Predictive algorithms carry systemic biases resulting from persistent spatial, racial, and economic inequalities in cities. Decisions based on machine learning models, particularly those trained on resident-reported complaint data, can result in discriminatory outcomes and a mis-allocation of city resources, further reinforcing disparities in neighborhood quality. Our work on bias and fairness in data-driven decision-making addresses these issues in the urban context. Our research involves (1) identifying and measuring reporting biases; (2) providing analytical tools to city decision-makers, policymakers, and planners to understand and visualize the spatial and socioeconomic dependence of reporting behaviors; and (3) developing methods to account for observed biases in responding to resident reports. The focus of this work is currently on ‘311’ complaint data.
Recent projects
Bias in smart city governance: How socio-spatial disparities in 311 complaint behavior impact the fairness of data-driven decisions
Governance and decision-making in “smart” cities increasingly rely on resident-reported data and data-driven methods to improve the efficiency of city operations and planning. However, the issue of bias in these data and the fairness of outcomes in smart cities has received relatively limited attention. This is a troubling and significant omission, as social equity should be a critical aspect of smart cities and needs to be addressed and accounted for in the use of new technologies and data tools. This paper examines bias in resident-reported data by analyzing socio-spatial disparities in ‘311’ complaint behavior in Kansas City, Missouri. We utilize data from detailed 311 reports and a comprehensive resident satisfaction survey, and spatially join these data with code enforcement violations, neighborhood characteristics, and street condition assessments. We introduce a model to identify disparities in resident-government interactions and classify under- and over-reporting neighborhoods based on complaint behavior. Despite greater objective and subjective need, low-income and minority neighborhoods are less likely to report street condition or “nuisance” issues, while prioritizing more serious problems. Our findings form the basis for acknowledging and accounting for data bias in self-reported data, and contribute to the more equitable delivery of city services through bias-aware data-driven processes.

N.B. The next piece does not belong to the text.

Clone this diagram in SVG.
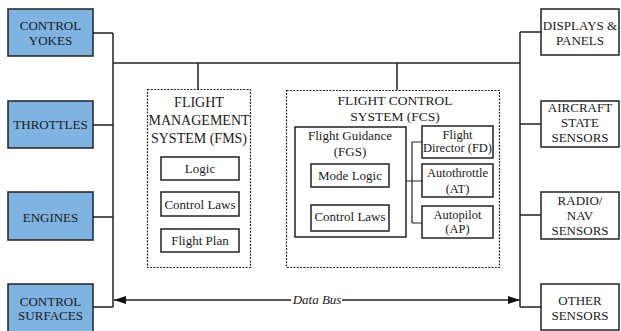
<svg xmlns="http://www.w3.org/2000/svg" width="621" height="331" viewBox="0 0 621 331">
<defs>
<style>
text{fill:#1a1a1a;text-anchor:middle}
.lb{font-size:13px}
.hd{font-size:14px}
.in{font-size:13px}
.sm{font-size:12.5px}
.blue{fill:#7fb3e1;stroke:#222;stroke-width:1.5}
.wb{fill:#fff;stroke:#222;stroke-width:1.5}
.dash{fill:none;stroke:#222;stroke-width:1.2;stroke-dasharray:2 1.3}
.ln{fill:none;stroke:#222;stroke-width:1.5}
.thin{fill:none;stroke:#222;stroke-width:1.2}
</style>
<marker id="ah" viewBox="0 0 12 8" refX="12" refY="4" markerWidth="12" markerHeight="8" markerUnits="userSpaceOnUse" orient="auto">
<path d="M0,0 L12,4 L0,8 Z" fill="#111"/>
</marker>
</defs>
<rect width="621" height="331" fill="#fff"/>
<g font-family="'Liberation Serif', 'DejaVu Serif', serif">
<g id="connectors">
<path class="ln" d="M113,33 V307 M93,33 H113 M93,125 H113 M93,217 H113 M93,307 H113"/>
<path class="ln" d="M113,63 H520"/>
<path class="ln" d="M520,32 V307 M520,32 H541 M520,124 H541 M520,215 H541 M520,307 H541"/>
<path class="ln" d="M198,63 V89 M397,63 V90"/>
<path class="thin" d="M406,181 H422 M412,142 V223 M412,142 H422 M412,223 H422"/>
<path class="ln" d="M291,300 H114" marker-end="url(#ah)"/>
<path class="ln" d="M342,300 H520" marker-end="url(#ah)"/>
<text x="317" y="304" style="font-size:13px;font-style:italic">Data Bus</text>
</g>
<g id="control-yokes"><rect class="blue" x="8" y="9" width="85" height="47"/><text class="lb" x="50.5" y="29.5">CONTROL</text><text class="lb" x="50.5" y="44.5">YOKES</text></g>
<g id="throttles"><rect class="blue" x="8" y="101" width="85" height="47"/><text class="lb" x="50.5" y="129">THROTTLES</text></g>
<g id="engines"><rect class="blue" x="8" y="192" width="85" height="48"/><text class="lb" x="50.5" y="221.5">ENGINES</text></g>
<g id="control-surfaces"><rect class="blue" x="8" y="284" width="85" height="48"/><text class="lb" x="50.5" y="305.7">CONTROL</text><text class="lb" x="50.5" y="320">SURFACES</text></g>
<g id="displays"><rect class="wb" x="541" y="9" width="78" height="46"/><text class="lb" x="580" y="30">DISPLAYS &amp;</text><text class="lb" x="580" y="44.5">PANELS</text></g>
<g id="aircraft-state"><rect class="wb" x="541" y="101" width="78" height="46"/><text class="lb" x="580" y="112">AIRCRAFT</text><text class="lb" x="580" y="126.7">STATE</text><text class="lb" x="580" y="141.5">SENSORS</text></g>
<g id="radio-nav"><rect class="wb" x="541" y="192" width="78" height="47"/><text class="lb" x="580" y="204.5">RADIO/</text><text class="lb" x="580" y="219.5">NAV</text><text class="lb" x="580" y="235">SENSORS</text></g>
<g id="other-sensors"><rect class="wb" x="541" y="284" width="78" height="46"/><text class="lb" x="580" y="305">OTHER</text><text class="lb" x="580" y="320">SENSORS</text></g>
<g id="fms">
<rect class="dash" x="147.5" y="89.5" width="103" height="178"/>
<text class="hd" x="199" y="107">FLIGHT</text><text class="hd" x="199" y="125">MANAGEMENT</text><text class="hd" x="199" y="142.7">SYSTEM (FMS)</text>
<g id="fms-logic"><rect class="wb" x="161" y="157" width="78" height="23"/><text class="in" x="200" y="172.5">Logic</text></g>
<g id="fms-control-laws"><rect class="wb" x="161" y="192" width="78" height="24"/><text class="in" x="200" y="208.5">Control Laws</text></g>
<g id="fms-flight-plan"><rect class="wb" x="161" y="229" width="78" height="23"/><text class="in" x="200" y="245">Flight Plan</text></g>
</g>
<g id="fcs">
<rect class="dash" x="286.5" y="90.5" width="213" height="177"/>
<text style="font-size:13.5px" x="395" y="104.5">FLIGHT CONTROL</text><text style="font-size:13.5px" x="395" y="121">SYSTEM (FCS)</text>
<g id="fgs"><rect class="wb" x="295" y="127" width="111" height="110"/><text class="in" x="350" y="140">Flight Guidance</text><text class="in" x="350" y="155.5">(FGS)</text></g>
<g id="mode-logic"><rect class="wb" x="311" y="164" width="78" height="23"/><text class="in" x="350" y="179.5">Mode Logic</text></g>
<g id="fcs-control-laws"><rect class="wb" x="311" y="205" width="78" height="26"/><text class="in" x="350" y="220.5">Control Laws</text></g>
<g id="flight-director"><rect class="wb" x="422" y="126" width="71" height="32"/><text class="sm" x="457.5" y="138.5">Flight</text><text class="sm" x="457.5" y="152.3">Director (FD)</text></g>
<g id="autothrottle"><rect class="wb" x="422" y="164" width="71" height="33"/><text class="sm" x="457.5" y="177">Autothrottle</text><text class="sm" x="457.5" y="192.5">(AT)</text></g>
<g id="autopilot"><rect class="wb" x="422" y="206" width="71" height="32"/><text class="sm" x="457.5" y="218.5">Autopilot</text><text class="sm" x="457.5" y="233">(AP)</text></g>
</g>
</g>
</svg>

Equity in 311 Reporting: Understanding Socio-Spatial Differentials in the Propensity to Complain
Cities across the United States are implementing information communication technologies in an effort to improve government services. One such innovation in e-government is the creation of 311 systems, offering a centralized platform where citizens can request services, report non-emergency concerns, and obtain information about the city via hotline, mobile, or web-based applications. The NYC 311 service request system represents one of the most significant links between citizens and city government, accounting for more than 8,000,000 requests annually. These systems are generating massive amounts of data that, when properly managed, cleaned, and mined, can yield significant insights into the real-time condition of the city. Increasingly, these data are being used to develop predictive models of citizen concerns and problem conditions within the city. However, predictive models trained on these data can suffer from biases in the propensity to make a request that can vary based on socio-economic and demographic characteristics of an area, cultural differences that can affect citizens’ willingness to interact with their government, and differential access to Internet connectivity. Using more than 20,000,000 311 requests – together with building violation data from the NYC Department of Buildings and the NYC Department of Housing Preservation and Development; property data from NYC Department of City Planning; and demographic and socioeconomic data from the U.S. Census American Community Survey – we develop a two-step methodology to evaluate the propensity to complain: (1) we predict, using a gradient boosting regression model, the likelihood of heating and hot water violations for a given building, and (2) we then compare the actual complaint volume for buildings with predicted violations to quantify discrepancies across the City.
NYC311
Joe Morrisroe, executive director for NYC311, had some gut instincts but no definitive answer to the question he was just asked by one of the mayor’s deputies: “Are some communities being underserved by 311? How do we know we are hearing from the right people?” Founded in 2003 as a phone number for residents to dial (311) from a landline for information on city services and to log complaints, the city launched a 311 website and mobile app in 2009 and social media support in 2011. In 2016, NYC311 received over 35 million requests for services and information. Technological progress had made it considerably easier to hear from NYC residents. Were those gains from innovation being shared equally? More recently, the city began using the data to create predictive models that might help direct inspectors and other workers. Morrisroe and his team had considered the potential downsides of agencies relying too heavily on NYC311 data or on its predictive power. In the sheer volume of the data and its potential to enable a new approach to city services, were biases around income, education, race, gender, neighborhood, home ownership, and other factors hiding too? Morrisroe considered the question posed to him and its implications. He asked for the data and a team to assess it: Are we hearing from everyone?